◆ Do this: Reproduce the listing below in full and without alteration, apart from its pictures.
= = = = =
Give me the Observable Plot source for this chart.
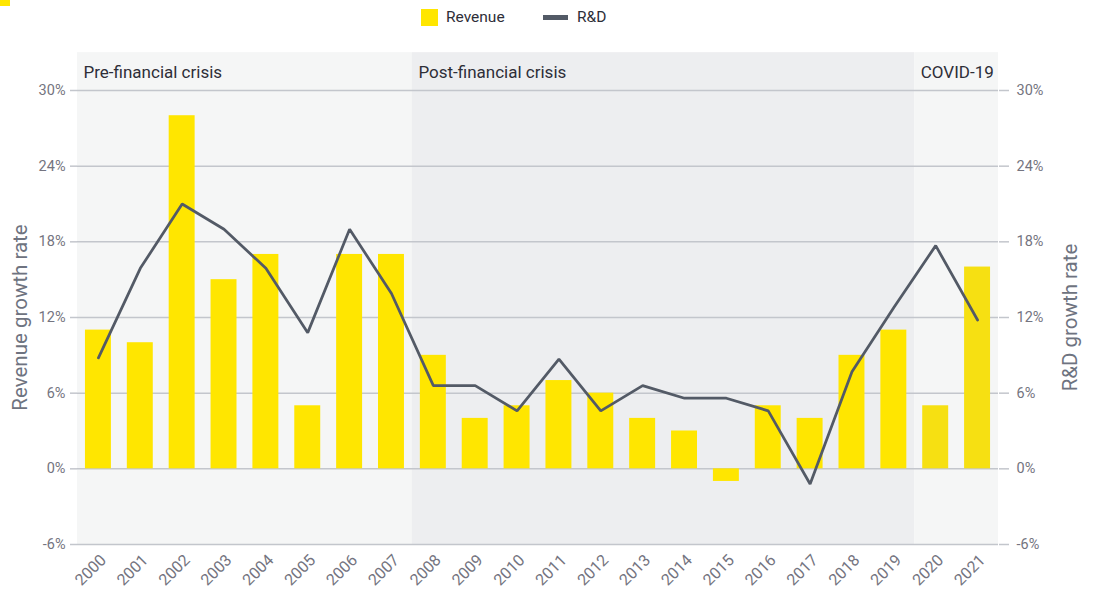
<!DOCTYPE html>
<html>
<head>
<meta charset="utf-8">
<script src="https://cdn.jsdelivr.net/npm/d3@7"></script>
<script src="https://cdn.jsdelivr.net/npm/@observablehq/plot@0.6"></script>
<style>
  html, body { margin: 0; padding: 0; background: #ffffff; }
  body { width: 1094px; height: 595px; position: relative; overflow: hidden; font-family: Roboto, "Noto Sans", sans-serif; }
  #logo { position: absolute; left: 0; top: 0; width: 10px; height: 6px; background: #FFE600; }
  #legend { position: relative; height: 38px; }
  .lg-item { position: absolute; top: 0; height: 34px; display: flex; align-items: center; font-size: 15.5px; color: #2E2E38; }
  .sw-bar { width: 17px; height: 17px; background: #FFE600; margin-right: 8px; }
  .sw-line { width: 25px; height: 5px; background: #535A66; margin-right: 9px; }
  #chart svg { display: block; }
</style>
</head>
<body>
<div id="logo"></div>
<div id="legend">
  <div class="lg-item" style="left:421px"><div class="sw-bar"></div><span>Revenue</span></div>
  <div class="lg-item" style="left:543px"><div class="sw-line"></div><span>R&amp;D</span></div>
</div>
<div id="chart"></div>
<script>
// ---- data ----
const years = [2000, 2001, 2002, 2003, 2004, 2005, 2006, 2007, 2008, 2009, 2010,
               2011, 2012, 2013, 2014, 2015, 2016, 2017, 2018, 2019, 2020, 2021];
const revenueGrowth = [11, 10, 28, 15, 17, 5, 17, 17, 9, 4, 5,
                       7, 6, 4, 3, -1, 5, 4, 9, 11, 5, 16];
const rdGrowth = [8.8, 15.9, 21, 19, 15.9, 10.8, 19, 13.9, 6.6, 6.6, 4.6,
                  8.7, 4.6, 6.6, 5.6, 5.6, 4.6, -1.2, 7.7, 12.8, 17.7, 11.8];
const periodNames = ["Pre-financial crisis", "Post-financial crisis", "COVID-19"];
const periodStart = [2000, 2008, 2020];
const periodEnd = [2007, 2019, 2021];
const yTicks = [-6, 0, 6, 12, 18, 24, 30];

// ---- tables built from arrays ----
const rows = years.map((y, i) => ({year: y, revenue: revenueGrowth[i], rd: rdGrowth[i]}));
const periods = periodNames.map((n, i) => ({name: n, start: periodStart[i], end: periodEnd[i]}));

const gridColor = "#C3C6CC";
const tickText = "#747480";
const darkText = "#2E2E38";

const chart = Plot.plot({
  width: 1094,
  height: 557,
  marginLeft: 77,
  marginRight: 96,
  marginTop: 52,
  marginBottom: 51,
  style: {fontFamily: "Roboto, 'Noto Sans', sans-serif", background: "transparent"},
  x: {type: "linear", domain: [1999.5, 2021.5]},
  y: {domain: [-6, 30]},
  marks: [
    Plot.rect(periods, {
      x1: d => d.start - 0.5, x2: d => d.end + 0.5,
      y1: -6, y2: 33,
      fill: d => d.name.startsWith("Post") ? "#EDEEF0" : "#F5F6F6"
    }),
    Plot.gridY(yTicks, {stroke: gridColor, strokeOpacity: 1, strokeWidth: 1.5}),
    Plot.axisY(yTicks, {
      anchor: "left", tickSize: 7, tickPadding: 5, stroke: gridColor, strokeWidth: 1.5,
      tickFormat: d => d + "%", fontSize: 14.5, color: tickText, label: null
    }),
    Plot.axisY(yTicks, {
      anchor: "right", tickSize: 10, tickPadding: 8, stroke: gridColor, strokeWidth: 1.5,
      tickFormat: d => d + "%", fontSize: 14.5, color: tickText, label: null
    }),
    Plot.axisX(years, {
      tickSize: 0, tickPadding: 13, dx: 5, tickRotate: -45, tickFormat: d => String(d),
      fontSize: 16, color: tickText, label: null
    }),
    Plot.rectY(rows, {
      x1: d => d.year - 0.31, x2: d => d.year + 0.31, y: "revenue",
      fill: d => d.year >= 2020 ? "#F6E012" : "#FFE600"
    }),
    Plot.line(rows, {x: "year", y: "rd", stroke: "#535A66", strokeWidth: 2.75, strokeLinejoin: "miter"}),
    Plot.text(periods, {
      x: d => d.start - 0.5, y: 31.4, text: "name", textAnchor: "start", dx: 6,
      fontSize: 17, fill: darkText
    }),
    Plot.text(["Revenue growth rate"], {
      frameAnchor: "left", textAnchor: "middle", dx: -57, rotate: -90, fontSize: 20.5, fill: "#6E7380"
    }),
    Plot.text(["R&D growth rate"], {
      frameAnchor: "right", textAnchor: "middle", dx: 72, rotate: -90, fontSize: 20.5, fill: "#6E7380"
    })
  ]
});
document.getElementById("chart").appendChild(chart);
</script>
</body>
</html>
= = = = =
◆ Response to the task:
Give me the Observable Plot source for this chart.
<!DOCTYPE html>
<html>
<head>
<meta charset="utf-8">
<script src="https://cdn.jsdelivr.net/npm/d3@7"></script>
<script src="https://cdn.jsdelivr.net/npm/@observablehq/plot@0.6"></script>
<style>
  html, body { margin: 0; padding: 0; background: #ffffff; }
  body { width: 1094px; height: 595px; position: relative; overflow: hidden; font-family: Roboto, "Noto Sans", sans-serif; }
  #logo { position: absolute; left: 0; top: 0; width: 10px; height: 6px; background: #FFE600; }
  #legend { position: relative; height: 38px; }
  .lg-item { position: absolute; top: 0; height: 34px; display: flex; align-items: center; font-size: 15.5px; color: #2E2E38; }
  .sw-bar { width: 17px; height: 17px; background: #FFE600; margin-right: 8px; }
  .sw-line { width: 25px; height: 5px; background: #535A66; margin-right: 9px; }
  #chart svg { display: block; }
</style>
</head>
<body>
<div id="logo"></div>
<div id="legend">
  <div class="lg-item" style="left:421px"><div class="sw-bar"></div><span>Revenue</span></div>
  <div class="lg-item" style="left:543px"><div class="sw-line"></div><span>R&amp;D</span></div>
</div>
<div id="chart"></div>
<script>
// ---- data ----
const years = [2000, 2001, 2002, 2003, 2004, 2005, 2006, 2007, 2008, 2009, 2010,
               2011, 2012, 2013, 2014, 2015, 2016, 2017, 2018, 2019, 2020, 2021];
const revenueGrowth = [11, 10, 28, 15, 17, 5, 17, 17, 9, 4, 5,
                       7, 6, 4, 3, -1, 5, 4, 9, 11, 5, 16];
const rdGrowth = [8.8, 15.9, 21, 19, 15.9, 10.8, 19, 13.9, 6.6, 6.6, 4.6,
                  8.7, 4.6, 6.6, 5.6, 5.6, 4.6, -1.2, 7.7, 12.8, 17.7, 11.8];
const periodNames = ["Pre-financial crisis", "Post-financial crisis", "COVID-19"];
const periodStart = [2000, 2008, 2020];
const periodEnd = [2007, 2019, 2021];
const yTicks = [-6, 0, 6, 12, 18, 24, 30];

// ---- tables built from arrays ----
const rows = years.map((y, i) => ({year: y, revenue: revenueGrowth[i], rd: rdGrowth[i]}));
const periods = periodNames.map((n, i) => ({name: n, start: periodStart[i], end: periodEnd[i]}));

const gridColor = "#C3C6CC";
const tickText = "#747480";
const darkText = "#2E2E38";

const chart = Plot.plot({
  width: 1094,
  height: 557,
  marginLeft: 77,
  marginRight: 96,
  marginTop: 52,
  marginBottom: 51,
  style: {fontFamily: "Roboto, 'Noto Sans', sans-serif", background: "transparent"},
  x: {type: "linear", domain: [1999.5, 2021.5]},
  y: {domain: [-6, 30]},
  marks: [
    Plot.rect(periods, {
      x1: d => d.start - 0.5, x2: d => d.end + 0.5,
      y1: -6, y2: 33,
      fill: d => d.name.startsWith("Post") ? "#EDEEF0" : "#F5F6F6"
    }),
    Plot.gridY(yTicks, {stroke: gridColor, strokeOpacity: 1, strokeWidth: 1.5}),
    Plot.axisY(yTicks, {
      anchor: "left", tickSize: 7, tickPadding: 5, stroke: gridColor, strokeWidth: 1.5,
      tickFormat: d => d + "%", fontSize: 14.5, color: tickText, label: null
    }),
    Plot.axisY(yTicks, {
      anchor: "right", tickSize: 10, tickPadding: 8, stroke: gridColor, strokeWidth: 1.5,
      tickFormat: d => d + "%", fontSize: 14.5, color: tickText, label: null
    }),
    Plot.axisX(years, {
      tickSize: 0, tickPadding: 13, dx: 5, tickRotate: -45, tickFormat: d => String(d),
      fontSize: 16, color: tickText, label: null
    }),
    Plot.rectY(rows, {
      x1: d => d.year - 0.31, x2: d => d.year + 0.31, y: "revenue",
      fill: d => d.year >= 2020 ? "#F6E012" : "#FFE600"
    }),
    Plot.line(rows, {x: "year", y: "rd", stroke: "#535A66", strokeWidth: 2.75, strokeLinejoin: "miter"}),
    Plot.text(periods, {
      x: d => d.start - 0.5, y: 31.4, text: "name", textAnchor: "start", dx: 6,
      fontSize: 17, fill: darkText
    }),
    Plot.text(["Revenue growth rate"], {
      frameAnchor: "left", textAnchor: "middle", dx: -57, rotate: -90, fontSize: 20.5, fill: "#6E7380"
    }),
    Plot.text(["R&D growth rate"], {
      frameAnchor: "right", textAnchor: "middle", dx: 72, rotate: -90, fontSize: 20.5, fill: "#6E7380"
    })
  ]
});
document.getElementById("chart").appendChild(chart);
</script>
</body>
</html>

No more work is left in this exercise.